Monday's action follows the delivery Friday of an injunction stipulating that the four activists who climbed aboard the Shell platform last week must seek an agreement with the White Marlin's captain to safely disembark, and that the two Greenpeace boats—the U.K.-flagged Sea Beaver and Dutch-flagged Arctic Sunrise—must stay at least 500 feet away from the White Marlin.
"We will not let Shell silence us," Greenpeace climber Silja Zimmerman, Greenpeace—who boarded the White Marlin with Pascal Havez—vowed Monday in a statement. "The world needs to hear about Shell's ongoing plans to further heat up the planet, increasing climate devastation without paying a cent towards rebuilding the carnage we're seeing.
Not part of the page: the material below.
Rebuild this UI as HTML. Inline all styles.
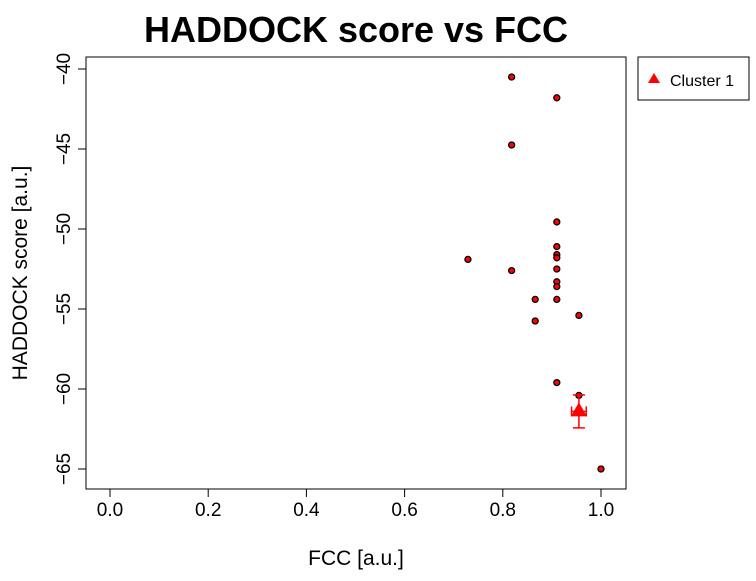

And we have bad news for Shell: People everywhere are rising up in resistance because we no longer accept reliance on fossil fuel companies that are making our lives worse."
According to Greenpeace:
The platform which six activists are now occupying is a key piece of oil and gas production equipment that will enable Shell to unlock eight new wells in the Penguins field in the North Sea. Burning all of the oil and gas from the field redevelopment would create 45 million tons of CO2—more than the entire annual emissions of Norway.
"We're living with increasingly sweltering summers, a lack of rain is destroying forests and affecting farmers, and with expensive energy bills it's getting harder and harder to put food on the table," Zimmerman said. "Whole workforces and entire communities are exposed to the boom-and-bust of volatile oil and gas markets. And in Germany, floods in 2021 killed 180 people, with reconstruction costs of €30 billion."
"Enough is enough," she added. "Shell must stop drilling, and start paying."
Activist Hussein Ali Ghandour, who is from Lebanon, said aboard the Merida that "I come from the driest region of the world that is warming twice as fast as the global average."
"Across the Middle East and North Africa, droughts, raging forest fires, flash floods, and other climate disasters are now part of our daily realities, aggravating our social and economic woes," he stated. "It is big polluters like Shell that bear the historic responsibility for this loss and damage. The climate justice clock is ticking and polluters must stop developing new fossil fuel projects and pay for the decades of devastation they have caused around the world."
Another Greenpeace activist, Noa Helffer, said: "We know the climate crisis is hitting hardest in countries that are the least to blame; and in Europe we stand in solidarity. Growing up in Italy, we saw waist-high flooding sometimes, and conversely, there's been times where it didn't rain for months, and farmers were left with only dried leaves."
Greenpeace's North Sea protest came as Shell reported its profits more than doubled in 2022 to a record $40 billion.
"Shell's profits are our loss," Helffer said. "It's time to make polluters pay."